INSTRUCTIONS FOR THE TASK: Quote, verbatim, all material below, without pictures.

start

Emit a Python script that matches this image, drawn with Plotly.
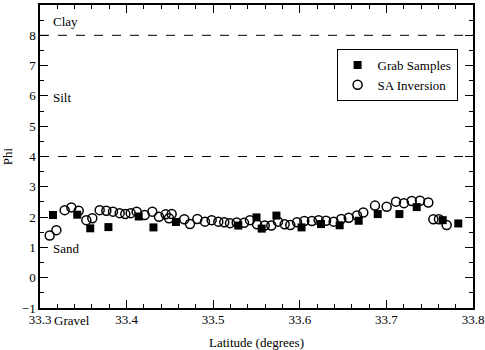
import plotly.graph_objects as go

# Grab samples (filled squares)
grab_lat = [33.315, 33.343, 33.358, 33.379, 33.414, 33.431, 33.457, 33.529, 33.550,
            33.556, 33.573, 33.602, 33.6245, 33.646, 33.668, 33.690, 33.715, 33.735,
            33.765, 33.783]
grab_phi = [2.07, 2.08, 1.63, 1.67, 2.02, 1.66, 1.84, 1.72, 1.99,
            1.62, 2.05, 1.66, 1.77, 1.73, 1.88, 2.10, 2.10, 2.33,
            1.90, 1.79]

# SA inversion (open circles)
sa_lat = [33.3112, 33.3189, 33.3285, 33.3362, 33.3447, 33.3535, 33.3604, 33.3689,
          33.3766, 33.3843, 33.392, 33.3985, 33.4047, 33.4116, 33.4209, 33.4297,
          33.4374, 33.4451, 33.449, 33.452, 33.4666, 33.4732, 33.4817, 33.4905,
          33.4982, 33.5059, 33.5128, 33.5194, 33.5271, 33.5356, 33.5425, 33.5506,
          33.5595, 33.5671, 33.5748, 33.5825, 33.589, 33.5968, 33.6052, 33.614,
          33.6218, 33.6303, 33.6391, 33.6479, 33.6565, 33.666, 33.6733, 33.6868,
          33.7003, 33.7111, 33.7203, 33.7292, 33.7388, 33.7484, 33.7542, 33.7607,
          33.7696]
sa_phi = [1.39, 1.57, 2.23, 2.32, 2.21, 1.90, 1.96, 2.23,
          2.21, 2.18, 2.13, 2.10, 2.13, 2.18, 2.07, 2.18,
          2.01, 2.09, 1.96, 2.10, 1.93, 1.77, 1.94, 1.85,
          1.90, 1.85, 1.83, 1.80, 1.82, 1.81, 1.90, 1.76,
          1.72, 1.72, 1.85, 1.76, 1.74, 1.83, 1.87, 1.87,
          1.90, 1.88, 1.85, 1.94, 1.98, 2.05, 2.15, 2.38,
          2.34, 2.51, 2.46, 2.53, 2.54, 2.48, 1.93, 1.93,
          1.74]

# class boundaries and labels
boundaries = [8, 4]
class_labels = ["Clay", "Silt", "Sand"]
class_phi = [8.47, 5.96, 0.95]

FONT = "Liberation Serif"
FS = 13

fig = go.Figure()
for b in boundaries:
    fig.add_shape(type="line", xref="paper", x0=0, x1=1, y0=b, y1=b,
                  line=dict(color="black", width=1, dash="dash"))

fig.add_trace(go.Scatter(
    x=grab_lat, y=grab_phi, mode="markers", name="Grab Samples",
    marker=dict(symbol="square", size=8, color="black"),
))
fig.add_trace(go.Scatter(
    x=sa_lat, y=sa_phi, mode="markers", name="SA Inversion",
    marker=dict(symbol="circle-open", size=9, color="black", line=dict(width=1.5)),
))

for lab, p in zip(class_labels, class_phi):
    fig.add_annotation(x=33.3125, y=p, text=lab, showarrow=False,
                       xanchor="left", yanchor="middle",
                       font=dict(family=FONT, size=FS, color="black"))
fig.add_annotation(x=33.3135, y=-1, text="Gravel", showarrow=False,
                   xanchor="left", yanchor="top", yshift=-3,
                   font=dict(family=FONT, size=FS, color="black"))

axis_common = dict(
    showgrid=False, zeroline=False, showline=True, linecolor="black", linewidth=1.5,
    mirror="ticks", ticks="inside", ticklen=8, tickwidth=1, tickcolor="black",
    tickfont=dict(family=FONT, size=FS, color="black"), automargin=False,
)

fig.update_layout(
    width=485, height=350,
    paper_bgcolor="white", plot_bgcolor="white",
    font=dict(family=FONT, size=FS, color="black"),
    margin=dict(l=40, r=12, t=5, b=42),
    showlegend=True,
    legend=dict(x=0.685, y=0.855, xanchor="left", yanchor="top",
                bordercolor="black", borderwidth=1, bgcolor="white",
                font=dict(family=FONT, size=FS), itemwidth=30,
                tracegroupgap=0),
    xaxis=dict(range=[33.3, 33.8], dtick=0.1, tick0=33.3,
               minor=dict(dtick=0.02, ticks="inside", ticklen=4, tickcolor="black"),
               ticklabelstandoff=-1,
               title=dict(text="Latitude (degrees)", standoff=16,
                          font=dict(family=FONT, size=FS)),
               **axis_common),
    yaxis=dict(range=[-1, 9], dtick=1, tick0=-1,
               minor=dict(dtick=0.5, ticks="inside", ticklen=4, tickcolor="black"),
               title=dict(text="Phi", standoff=14, font=dict(family=FONT, size=FS)),
               **axis_common),
)

# the page has a default body margin; drop it so the figure fills the window
fig.write_html("out.html", config={"displayModeBar": False},
               post_script="document.body.style.margin='0px';")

end

TASK RESULT:
Emit a Python script that matches this image, drawn with Plotly.
import plotly.graph_objects as go

# Grab samples (filled squares)
grab_lat = [33.315, 33.343, 33.358, 33.379, 33.414, 33.431, 33.457, 33.529, 33.550,
            33.556, 33.573, 33.602, 33.6245, 33.646, 33.668, 33.690, 33.715, 33.735,
            33.765, 33.783]
grab_phi = [2.07, 2.08, 1.63, 1.67, 2.02, 1.66, 1.84, 1.72, 1.99,
            1.62, 2.05, 1.66, 1.77, 1.73, 1.88, 2.10, 2.10, 2.33,
            1.90, 1.79]

# SA inversion (open circles)
sa_lat = [33.3112, 33.3189, 33.3285, 33.3362, 33.3447, 33.3535, 33.3604, 33.3689,
          33.3766, 33.3843, 33.392, 33.3985, 33.4047, 33.4116, 33.4209, 33.4297,
          33.4374, 33.4451, 33.449, 33.452, 33.4666, 33.4732, 33.4817, 33.4905,
          33.4982, 33.5059, 33.5128, 33.5194, 33.5271, 33.5356, 33.5425, 33.5506,
          33.5595, 33.5671, 33.5748, 33.5825, 33.589, 33.5968, 33.6052, 33.614,
          33.6218, 33.6303, 33.6391, 33.6479, 33.6565, 33.666, 33.6733, 33.6868,
          33.7003, 33.7111, 33.7203, 33.7292, 33.7388, 33.7484, 33.7542, 33.7607,
          33.7696]
sa_phi = [1.39, 1.57, 2.23, 2.32, 2.21, 1.90, 1.96, 2.23,
          2.21, 2.18, 2.13, 2.10, 2.13, 2.18, 2.07, 2.18,
          2.01, 2.09, 1.96, 2.10, 1.93, 1.77, 1.94, 1.85,
          1.90, 1.85, 1.83, 1.80, 1.82, 1.81, 1.90, 1.76,
          1.72, 1.72, 1.85, 1.76, 1.74, 1.83, 1.87, 1.87,
          1.90, 1.88, 1.85, 1.94, 1.98, 2.05, 2.15, 2.38,
          2.34, 2.51, 2.46, 2.53, 2.54, 2.48, 1.93, 1.93,
          1.74]

# class boundaries and labels
boundaries = [8, 4]
class_labels = ["Clay", "Silt", "Sand"]
class_phi = [8.47, 5.96, 0.95]

FONT = "Liberation Serif"
FS = 13

fig = go.Figure()
for b in boundaries:
    fig.add_shape(type="line", xref="paper", x0=0, x1=1, y0=b, y1=b,
                  line=dict(color="black", width=1, dash="dash"))

fig.add_trace(go.Scatter(
    x=grab_lat, y=grab_phi, mode="markers", name="Grab Samples",
    marker=dict(symbol="square", size=8, color="black"),
))
fig.add_trace(go.Scatter(
    x=sa_lat, y=sa_phi, mode="markers", name="SA Inversion",
    marker=dict(symbol="circle-open", size=9, color="black", line=dict(width=1.5)),
))

for lab, p in zip(class_labels, class_phi):
    fig.add_annotation(x=33.3125, y=p, text=lab, showarrow=False,
                       xanchor="left", yanchor="middle",
                       font=dict(family=FONT, size=FS, color="black"))
fig.add_annotation(x=33.3135, y=-1, text="Gravel", showarrow=False,
                   xanchor="left", yanchor="top", yshift=-3,
                   font=dict(family=FONT, size=FS, color="black"))

axis_common = dict(
    showgrid=False, zeroline=False, showline=True, linecolor="black", linewidth=1.5,
    mirror="ticks", ticks="inside", ticklen=8, tickwidth=1, tickcolor="black",
    tickfont=dict(family=FONT, size=FS, color="black"), automargin=False,
)

fig.update_layout(
    width=485, height=350,
    paper_bgcolor="white", plot_bgcolor="white",
    font=dict(family=FONT, size=FS, color="black"),
    margin=dict(l=40, r=12, t=5, b=42),
    showlegend=True,
    legend=dict(x=0.685, y=0.855, xanchor="left", yanchor="top",
                bordercolor="black", borderwidth=1, bgcolor="white",
                font=dict(family=FONT, size=FS), itemwidth=30,
                tracegroupgap=0),
    xaxis=dict(range=[33.3, 33.8], dtick=0.1, tick0=33.3,
               minor=dict(dtick=0.02, ticks="inside", ticklen=4, tickcolor="black"),
               ticklabelstandoff=-1,
               title=dict(text="Latitude (degrees)", standoff=16,
                          font=dict(family=FONT, size=FS)),
               **axis_common),
    yaxis=dict(range=[-1, 9], dtick=1, tick0=-1,
               minor=dict(dtick=0.5, ticks="inside", ticklen=4, tickcolor="black"),
               title=dict(text="Phi", standoff=14, font=dict(family=FONT, size=FS)),
               **axis_common),
)

# the page has a default body margin; drop it so the figure fills the window
fig.write_html("out.html", config={"displayModeBar": False},
               post_script="document.body.style.margin='0px';")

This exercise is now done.